Session summary: Session on Variation
Wolfgang Eixelsberger, ABB Norway
Variation in engineering disciplines often indicates the amount of change between two products. Two or more products are similar but not equal. The product variation must be handled in an advanced way to ensure effective production and high-quality results. In software engineering the handling of variation has seen increasing attention. Software applications are not longer developed as unique stand-alone products but as parts of product families. The concept of software architecture is an important tool in handling variation of software product families.
Three papers were planned in the session on variation:
- Frank van der Linden (Philips Research): Dealing with software diversity in kinds
- A. Karhinen, A. Ran, T. Tallgren (Nokia Research Center): Configurable Designs
- Hassan Gomaa (George Mason University): Feature-Based Reusable Architectures for Families of Systems
Because Hassan Gomaa was unable to attend the ARES Workshop, Henk Obbink gave an unplanned presentation about recent research work at Philips Research (Alison Saunders, Henk te Sligte and Peter van den Hamer). This work has not been published yet, but plans to do so are underway. The title of the presentation was Visualising Software Architecture in the 4×4 Approach.
Frank van der Lindens presentation started with an explanation of different kinds of variation in Philips products. Since each kind of variation may lead to different kinds of variants the number of possible variation may become huge. Currently diversity is modelled with option bits and compilers. Other mechanism for dealing with variants are not used because of missing support in the programming environment or missing resources. New concepts should therefore be developed as variant components with late binding concepts.
Tapio Tallgren presented the paper about configurable designs. Nokia found that variation is often not handled by designs which leads to serious problems in controlling the evolution of system families. One possible solution is to use overlay designs that provide specific design for each variant without having to consider family variation. The common part is hereby separated as a shared overlay and the different parts are kept as variant overlays. An example was shown using SDL state transition diagrams to depict protocols.
Henk Obbink gave a presentation about the 4×4 model that supports the development of complex designs which are manufactured in multiple product variants. The model is based on a 4×4 matrix which serves as a overall map of key product information. The presentation gave a good example on how to describe variations on the architectural level. The 4×4 model should also simplify communication between product development members and the evaluation of product plans.
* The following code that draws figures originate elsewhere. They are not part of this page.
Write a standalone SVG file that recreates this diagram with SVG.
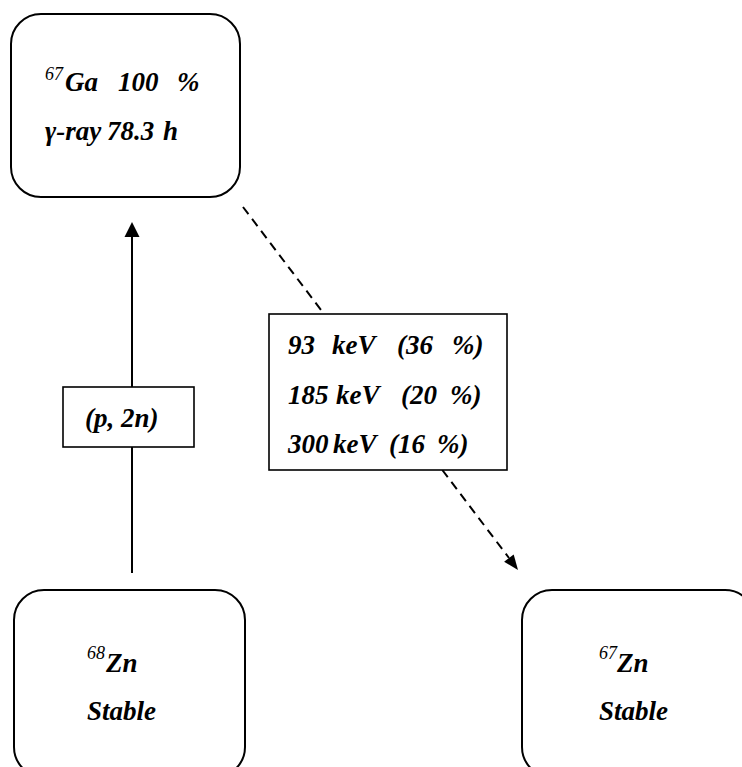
<svg xmlns="http://www.w3.org/2000/svg" width="742" height="767" viewBox="0 0 742 767">
<style>
.node{fill:#fff;stroke:#000;stroke-width:2}
.lbl{fill:#fff;stroke:#000;stroke-width:1.6}
.t{font-family:"Liberation Serif","Times New Roman",serif;font-size:27px;font-weight:bold;font-style:italic;fill:#000}
.sup{font-family:"Liberation Serif","Times New Roman",serif;font-size:18px;font-style:italic;fill:#000}
.ln{stroke:#000;stroke-width:2;fill:none}
.dash{stroke:#000;stroke-width:2;fill:none;stroke-dasharray:9 6}
</style>
<rect width="742" height="767" fill="#fff"/>
<g id="connectors">
  <line class="ln" x1="132" y1="573" x2="132" y2="236"/>
  <polygon points="132,222 124.5,237 139.5,237" fill="#000"/>
  <line class="dash" x1="243" y1="207" x2="509" y2="558"/>
  <polygon points="518,570 513.7,554.4 504.1,561.7" fill="#000"/>
</g>
<g id="ga67">
  <rect class="node" x="11" y="14" width="229" height="183" rx="30" ry="30"/>
  <text class="sup" x="45" y="80">67</text>
  <text class="t" x="65" y="91">Ga</text>
  <text class="t" x="118" y="91">100</text>
  <text class="t" x="177" y="91">%</text>
  <text class="t" x="45" y="140">γ-ray</text>
  <text class="t" x="107" y="140">78.3</text>
  <text class="t" x="163" y="140">h</text>
</g>
<g id="reaction">
  <rect class="lbl" x="63" y="387" width="131" height="60"/>
  <text class="t" x="85" y="427">(p, 2n)</text>
</g>
<g id="gamma">
  <rect class="lbl" x="269" y="314" width="238" height="156"/>
  <text class="t" x="288" y="354">93</text>
  <text class="t" x="332" y="354">keV</text>
  <text class="t" x="397" y="354">(36</text>
  <text class="t" x="452" y="354">%)</text>
  <text class="t" x="288" y="404">185</text>
  <text class="t" x="336" y="404">keV</text>
  <text class="t" x="401" y="404">(20</text>
  <text class="t" x="450" y="404">%)</text>
  <text class="t" x="288" y="453">300</text>
  <text class="t" x="333" y="453">keV</text>
  <text class="t" x="389" y="453">(16</text>
  <text class="t" x="437" y="453">%)</text>
</g>
<g id="zn68">
  <rect class="node" x="14" y="590" width="231" height="187" rx="30" ry="30"/>
  <text class="sup" x="87" y="659">68</text>
  <text class="t" x="106" y="672">Zn</text>
  <text class="t" x="87" y="720">Stable</text>
</g>
<g id="zn67">
  <rect class="node" x="522" y="590" width="233" height="187" rx="30" ry="30"/>
  <text class="sup" x="599" y="659">67</text>
  <text class="t" x="617" y="672">Zn</text>
  <text class="t" x="599" y="720">Stable</text>
</g>
</svg>
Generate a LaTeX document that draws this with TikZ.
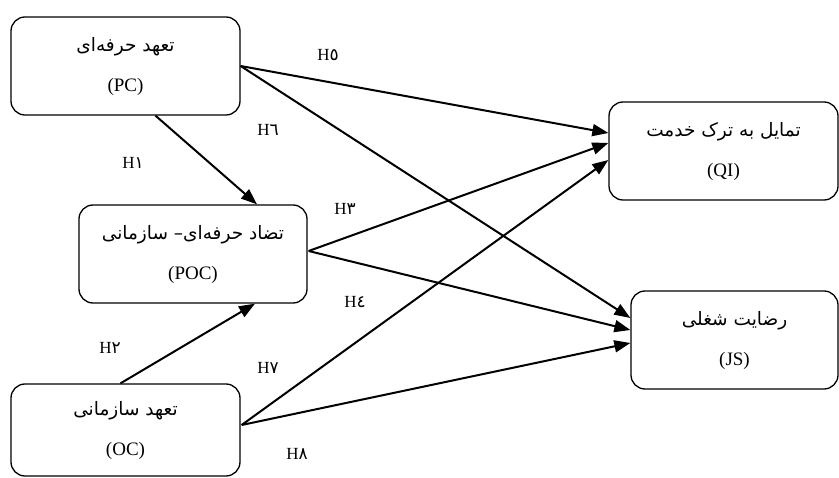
\documentclass[tikz,border=0pt]{standalone}
\usepackage{fontspec}
\setmainfont{Liberation Serif}
\newfontfamily\fa[Script=Arabic]{DejaVu Sans}
\TeXXeTstate=1
\usetikzlibrary{arrows.meta,calc}
\newcommand{\fatext}[1]{{\fa\fontsize{18.5}{40}\selectfont\beginR #1\endR}}
\begin{document}
\begin{tikzpicture}[x=1pt,y=-1pt,
  box/.style={draw, line width=1.3pt, rounded corners=14pt, inner sep=0pt, align=center,
    font=\fontsize{19}{40}\selectfont},
  arr/.style={line width=2pt, -{Triangle[length=16pt,width=12pt]}},
  lab/.style={font=\fontsize{17}{20}\selectfont, inner sep=0pt}]
\useasboundingbox (0,0) rectangle (839,478);
\node[box, minimum width=229pt, minimum height=98pt] (pc) at (125.5,66)
  {\fatext{تعهد حرفه‌ای}\\(PC)};
\node[box, minimum width=228pt, minimum height=98pt] (poc) at (193,254)
  {\fatext{تضاد حرفه‌ای– سازمانی}\\(POC)};
\node[box, minimum width=229pt, minimum height=92pt] (oc) at (125.5,430)
  {\fatext{تعهد سازمانی}\\(OC)};
\node[box, minimum width=229pt, minimum height=98pt] (qi) at (723.5,151)
  {\fatext{تمایل به ترک خدمت}\\(QI)};
\node[box, minimum width=207pt, minimum height=98pt] (js) at (734.5,340)
  {\fatext{رضایت شغلی}\\(JS)};

\draw[arr] ($(pc.south)+(30,0)$) -- ($(poc.north)+(64,0)$);
\draw[arr] (pc.east) -- ($(qi.west)+(0,-18)$);
\draw[arr] (pc.east) -- ($(js.west)+(0,-22)$);
\draw[arr] ($(poc.east)+(1,-3)$) -- ($(qi.west)+(0,-8)$);
\draw[arr] ($(poc.east)+(1,-3)$) -- ($(js.west)+(0,-10)$);
\draw[arr] ($(oc.north)+(-5,0)$) -- ($(poc.south)+(62,0)$);
\draw[arr] ($(oc.east)+(1,-5)$) -- ($(qi.west)+(0,9)$);
\draw[arr] ($(oc.east)+(1,-5)$) -- ($(js.west)+(0,3)$);

\node[lab] (h5) at (328,55) {H{\fa ٥}};
\node[lab] (h6) at (268,130) {H{\fa ٦}};
\node[lab] (h1) at (133,163) {H{\fa ١}};
\node[lab] (h3) at (345,209) {H{\fa ٣}};
\node[lab] (h4) at (355,302) {H{\fa ٤}};
\node[lab] (h2) at (110,348) {H{\fa ٢}};
\node[lab] (h7) at (268,368) {H{\fa ٧}};
\node[lab] (h8) at (297,454) {H{\fa ٨}};
\end{tikzpicture}
\end{document}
The session on variation gave valuable insights in the current state of variation handling in the industry. Examples showed the growing number of possible variations for product families. Widely used variation handling techniques as compiler flags and option bits are not longer sufficient due to the increase in variation. Possible solutions for handling this problem were given such as variant components or configurable designs. One paper focused also on describing variations of the architectural model. More research must be done focusing on handling variation on the architectural level. The session on variation was a good starting point for such activities.